We recommend life insurance for anyone who has financial dependents, and for any parent who has children under age 18 (even if they are a stay-at-home parent). You need insurance to replace the income that would be lost if you were gone (aim for insurance of 8 to 10 times your current income), as well as to cover the non-financial contributions a stay-at-home parent makes to the family that would need to be replaced. When deciding which type of life insurance to purchase, there are several options to consider: term life, whole-life, or self-insured.
What is Term Life Insurance?
Term life insurance provides protection for a specific period of time, or term, typically 10-30 years. If the policyholder dies within that period of time, the death benefit will be paid out. If you are looking for the most cost-effective way to protect your loved ones when you are gone, then term insurance is right for you. Premiums for term life insurance are cheap, especially for young, healthy, non-smokers. Age, occupation, and lifestyle play a factor in the price of your premium. If you are young, live a healthy lifestyle, and work in a low-risk job, you can purchase large amounts of death benefits at a surprisingly low rate.

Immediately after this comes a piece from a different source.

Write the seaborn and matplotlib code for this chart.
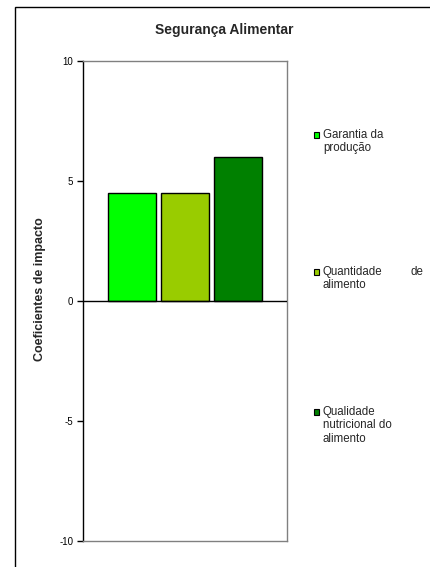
import matplotlib
matplotlib.use('Agg')
import matplotlib.pyplot as plt
from matplotlib.patches import Rectangle
import seaborn as sns

# data
categorias = ['Garantia da produção', 'Quantidade de alimento',
              'Qualidade nutricional do alimento']
coeficientes = [4.5, 4.5, 6.0]
cores = ['#00FF00', '#99CC00', '#008000']
rotulos_legenda = ['Garantia da\nprodução', 'Quantidade\nalimento',
                   'Qualidade\nnutricional do\nalimento']
yticks = [-10, -5, 0, 5, 10]

sns.set_theme(style='white')
plt.rcParams['font.family'] = ['Liberation Sans', 'DejaVu Sans']

W, H = 431, 567
fig = plt.figure(figsize=(W / 100, H / 100), dpi=100)
fig.patch.set_facecolor('white')

def fx(px):
    return px / W

def fy(py):
    return 1 - py / H

# outer frame
fig.add_artist(Rectangle((fx(15), fy(600)), 1.2, fy(7) - fy(600),
                         transform=fig.transFigure, fill=False,
                         edgecolor='black', linewidth=1.0, zorder=1))

ax = fig.add_axes([fx(83), fy(541), fx(287) - fx(83), fy(61) - fy(541)])
ax.set_facecolor('none')

sns.barplot(x=categorias, y=coeficientes, hue=categorias, palette=cores,
            width=0.91, edgecolor='black', linewidth=1.0, legend=False,
            saturation=1, ax=ax)

ax.set_xlim(-0.925, 2.925)
ax.set_ylim(-10, 10)
ax.set_yticks(yticks)
ax.set_yticklabels([str(t) for t in yticks])
ax.set_xticks([])
ax.set_xlabel('')
ax.set_ylabel('')
ax.axhline(0, color='black', linewidth=1.0, zorder=3)

for s in ['top', 'right', 'bottom']:
    ax.spines[s].set_color('#808080')
    ax.spines[s].set_linewidth(1.0)
ax.spines['left'].set_color('black')
ax.spines['left'].set_linewidth(1.0)

ax.tick_params(axis='y', direction='out', length=4, width=1, color='black',
               labelsize=7, labelcolor='black', pad=3, left=True)

fig.text(fx(224), fy(30), 'Segurança Alimentar', fontsize=10,
         fontweight='bold', ha='center', va='center')
fig.text(fx(40), fy(289), 'Coeficientes de impacto', fontsize=9,
         fontweight='bold', rotation=90, ha='center', va='center')

# legend, spread down the right side
linhas = [135, 272, 412]
for lab, cor, yl in zip(rotulos_legenda, cores, linhas):
    fig.add_artist(Rectangle((fx(314), fy(yl + 3)), fx(5), fy(yl - 3) - fy(yl + 3),
                             transform=fig.transFigure, facecolor=cor,
                             edgecolor='black', linewidth=0.8, zorder=3))
    fig.text(fx(323), fy(yl - 6), lab, fontsize=8.3, ha='left', va='top',
             linespacing=1.15)
fig.text(fx(423), fy(linhas[1] - 6), 'de', fontsize=8.3, ha='right', va='top')

fig.savefig('out.png', dpi=100)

What is Whole-Life Insurance?
The price tag for whole-life is drastically higher, but it guarantees you a payout regardless of when you die and builds guaranteed cash value. This option is considered when someone is wishing to leave their loved ones an inheritance with their life insurance. Whole-life premiums, while significantly higher than term, remain the same throughout your life, safeguarding policyholders from extreme hikes in rates.
What is the best option?
Our wealth advisors typically recommend choosing term life as a path to becoming self-insured. This option gives you the highest level of control and flexibility of your hard-earned money. By purchasing the cheaper term insurance, you can then invest your saved money into building assets on the side and ultimately become self-insured. The growth of the assets you invest outside of your insurance policy will often outpace the cash value of your whole-life policy. Self-insurance gives you the freedom of being your own insurance provider. It is the pinnacle of defining money’s purpose instead of its performance. When deciding which term life policy is best for you, premiums should be your primary consideration. At Anchor, we run quotes on all of the top-rated companies to ensure you are getting the very best rates. In turn, more of your money can be placed in investments and growing, so your loved ones will never have to be burdened by the loss of your income when you die.
Anchor Wealth advisors are here to help you on your path to becoming self-insured. When you pass away, grieving cannot be avoided, but leaving your loved ones penniless can be.